• **Task objective**:
Copy exactly the lines that run from the top of the listing to the line containing "(nieuw) [txt] at", both ends included, and omit the pictures.

• **Recorded information**:
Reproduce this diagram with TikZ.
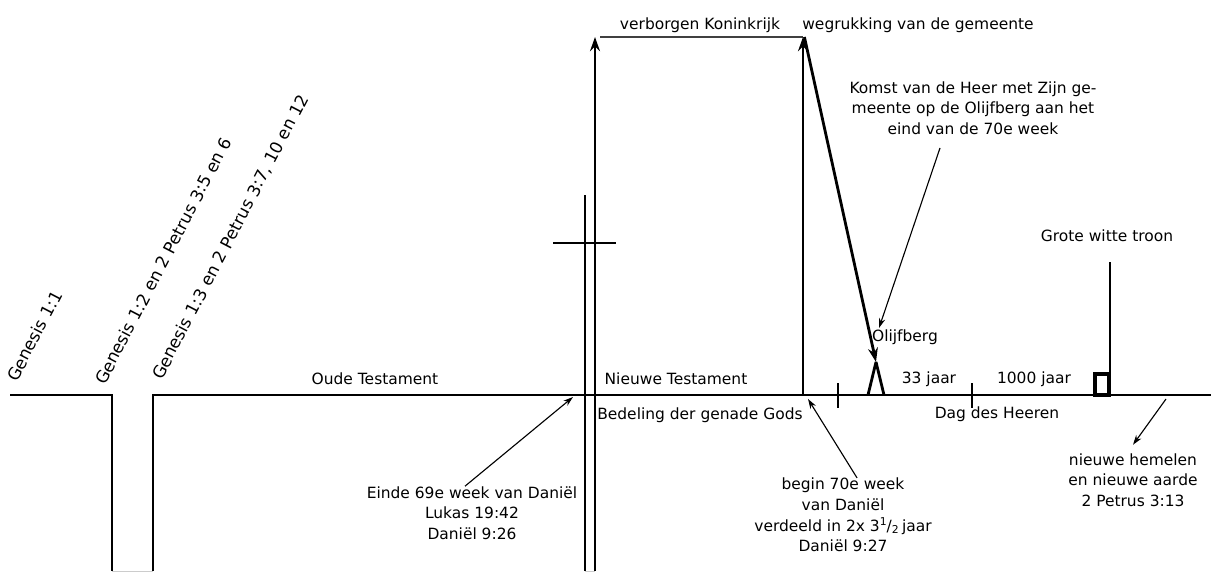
\documentclass[tikz,border=0pt]{standalone}
\usepackage{fontspec}
\setmainfont{DejaVu Sans}
\usetikzlibrary{arrows.meta, positioning}

\begin{document}
\begin{tikzpicture}[x=0.025cm, y=-0.025cm,
    font=\fontsize{11}{14.6}\selectfont,
    txt/.style={inner sep=0pt, align=center},
    gen/.style={inner sep=0pt, rotate=62.5, anchor=base west, font=\fontsize{12}{14}\selectfont},
    line/.style={line width=2pt},
    up/.style={line width=2pt, -{Stealth[length=10pt, width=7pt]}},
    pointer/.style={line width=0.8pt, -{Stealth[length=7pt, width=4.5pt]}}]
  \useasboundingbox (0,0) rectangle (1211,572);

  % teksten
  \node (gen1) [gen] at (17,383) {Genesis 1:1};
  \node (gen2) [gen] at (105,386) {Genesis 1:2 en 2 Petrus 3:5 en 6};
  \node (gen3) [gen] at (162,381) {Genesis 1:3 en 2 Petrus 3:7, 10 en 12};
  \node (ot) [txt] at (375,379) {Oude Testament};
  \node (nt) [txt] at (676,379) {Nieuwe Testament};
  \node (bed) [txt] at (700,415) {Bedeling der genade Gods};
  \node (vk) [txt] at (700,25) {verborgen Koninkrijk};
  \node (weg) [txt] at (918,25) {wegrukking van de gemeente};
  \node (komst) [txt] at (973,108) {Komst van de Heer met Zijn ge-\\meente op de Olijfberg aan het\\eind van de 70e week};
  \node (olijf) [txt] at (905,337) {Olijfberg};
  \node (j33) [txt] at (929,379) {33 jaar};
  \node (j1000) [txt] at (1034,379) {1000 jaar};
  \node (troon) [txt] at (1107,236) {Grote witte troon};
  \node (dag) [txt] at (997,414) {Dag des Heeren};
  \node (einde) [txt] at (472,513) {Einde 69e week van Daniël\\Lukas 19:42\\Daniël 9:26};
  \node (begin) [txt] at (843,515) {begin 70e week\\van Daniël\\verdeeld in 2x 3\textsuperscript{1}\kern-0.5pt/\textsubscript{2}\,jaar\\Daniël 9:27};
  \node (nieuw) [txt] at (1133,480) {nieuwe hemelen\\en nieuwe aarde\\2 Petrus 3:13};

  % tijdlijn
  \coordinate (l0) at (10,395);
  \coordinate (l1) at (112,395);
  \coordinate (l2) at (112,571);
  \coordinate (r2) at (153,571);
  \coordinate (r1) at (153,395);
  \coordinate (r0) at (1211,395);
  \draw [line] (l0) -- (l1) -- (l2);
  \draw [line] (r2) -- (r1) -- (r0);
  \draw [gray!40] (l2) -- (r2);

  % kruis en Nieuwe Testament
  \coordinate (k0) at (585,571);
  \coordinate (k1) at (585,195);
  \coordinate (kl) at (553,243);
  \coordinate (kr) at (616,243);
  \coordinate (v0) at (595,571);
  \coordinate (v1) at (595,37);
  \draw [line] (k0) -- (k1);
  \draw [line] (kl) -- (kr);
  \draw [up] (v0) -- (v1);
  \draw [gray!40] (k0) -- (v0);

  % wegrukking
  \coordinate (vk0) at (600,37);
  \coordinate (w0) at (803,395);
  \coordinate (w1) at (803,37);
  \draw [line width=1pt, black!75] (vk0) -- (w1);
  \draw [up] (w0) -- (w1);

  % Olijfberg
  \coordinate (b0) at (868,395);
  \coordinate (berg) at (876,362);
  \coordinate (b1) at (884,395);
  \draw [line, line join=bevel] (b0) -- (berg) -- (b1);
  \draw [up] ([xshift=1pt]w1) -- (berg);

  % streepjes en troon
  \coordinate (t0) at (838,383);
  \coordinate (t1) at (838,408);
  \coordinate (t2) at (972,383);
  \coordinate (t3) at (972,408);
  \draw [line] (t0) -- (t1);
  \draw [line] (t2) -- (t3);
  \coordinate (tr0) at (1110,262);
  \coordinate (tr1) at (1110,395);
  \draw [line] (tr0) -- (tr1);
  \draw [line width=2.6pt] (1095,374) rectangle (1109,395);

  % verwijzingen
  \coordinate (a69) at (573,397);
  \coordinate (a70) at (808,399);
  \coordinate (ko0) at (940,148);
  \coordinate (ko1) at (879,328);
  \coordinate (nh0) at (1166,399);
  \draw [pointer] ([xshift=-5pt]einde.north) -- (a69);
  \draw [pointer] ([xshift=10pt]begin.north) -- (a70);
  \draw [pointer] (ko0) -- (ko1);
  \draw [pointer] (nh0) -- ([yshift=6pt]nieuw.north);
\end{tikzpicture}
\end{document}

• **Task result**:
Reproduce this diagram with TikZ.
\documentclass[tikz,border=0pt]{standalone}
\usepackage{fontspec}
\setmainfont{DejaVu Sans}
\usetikzlibrary{arrows.meta, positioning}

\begin{document}
\begin{tikzpicture}[x=0.025cm, y=-0.025cm,
    font=\fontsize{11}{14.6}\selectfont,
    txt/.style={inner sep=0pt, align=center},
    gen/.style={inner sep=0pt, rotate=62.5, anchor=base west, font=\fontsize{12}{14}\selectfont},
    line/.style={line width=2pt},
    up/.style={line width=2pt, -{Stealth[length=10pt, width=7pt]}},
    pointer/.style={line width=0.8pt, -{Stealth[length=7pt, width=4.5pt]}}]
  \useasboundingbox (0,0) rectangle (1211,572);

  % teksten
  \node (gen1) [gen] at (17,383) {Genesis 1:1};
  \node (gen2) [gen] at (105,386) {Genesis 1:2 en 2 Petrus 3:5 en 6};
  \node (gen3) [gen] at (162,381) {Genesis 1:3 en 2 Petrus 3:7, 10 en 12};
  \node (ot) [txt] at (375,379) {Oude Testament};
  \node (nt) [txt] at (676,379) {Nieuwe Testament};
  \node (bed) [txt] at (700,415) {Bedeling der genade Gods};
  \node (vk) [txt] at (700,25) {verborgen Koninkrijk};
  \node (weg) [txt] at (918,25) {wegrukking van de gemeente};
  \node (komst) [txt] at (973,108) {Komst van de Heer met Zijn ge-\\meente op de Olijfberg aan het\\eind van de 70e week};
  \node (olijf) [txt] at (905,337) {Olijfberg};
  \node (j33) [txt] at (929,379) {33 jaar};
  \node (j1000) [txt] at (1034,379) {1000 jaar};
  \node (troon) [txt] at (1107,236) {Grote witte troon};
  \node (dag) [txt] at (997,414) {Dag des Heeren};
  \node (einde) [txt] at (472,513) {Einde 69e week van Daniël\\Lukas 19:42\\Daniël 9:26};
  \node (begin) [txt] at (843,515) {begin 70e week\\van Daniël\\verdeeld in 2x 3\textsuperscript{1}\kern-0.5pt/\textsubscript{2}\,jaar\\Daniël 9:27};
  \node (nieuw) [txt] at (1133,480) {nieuwe hemelen\\en nieuwe aarde\\2 Petrus 3:13};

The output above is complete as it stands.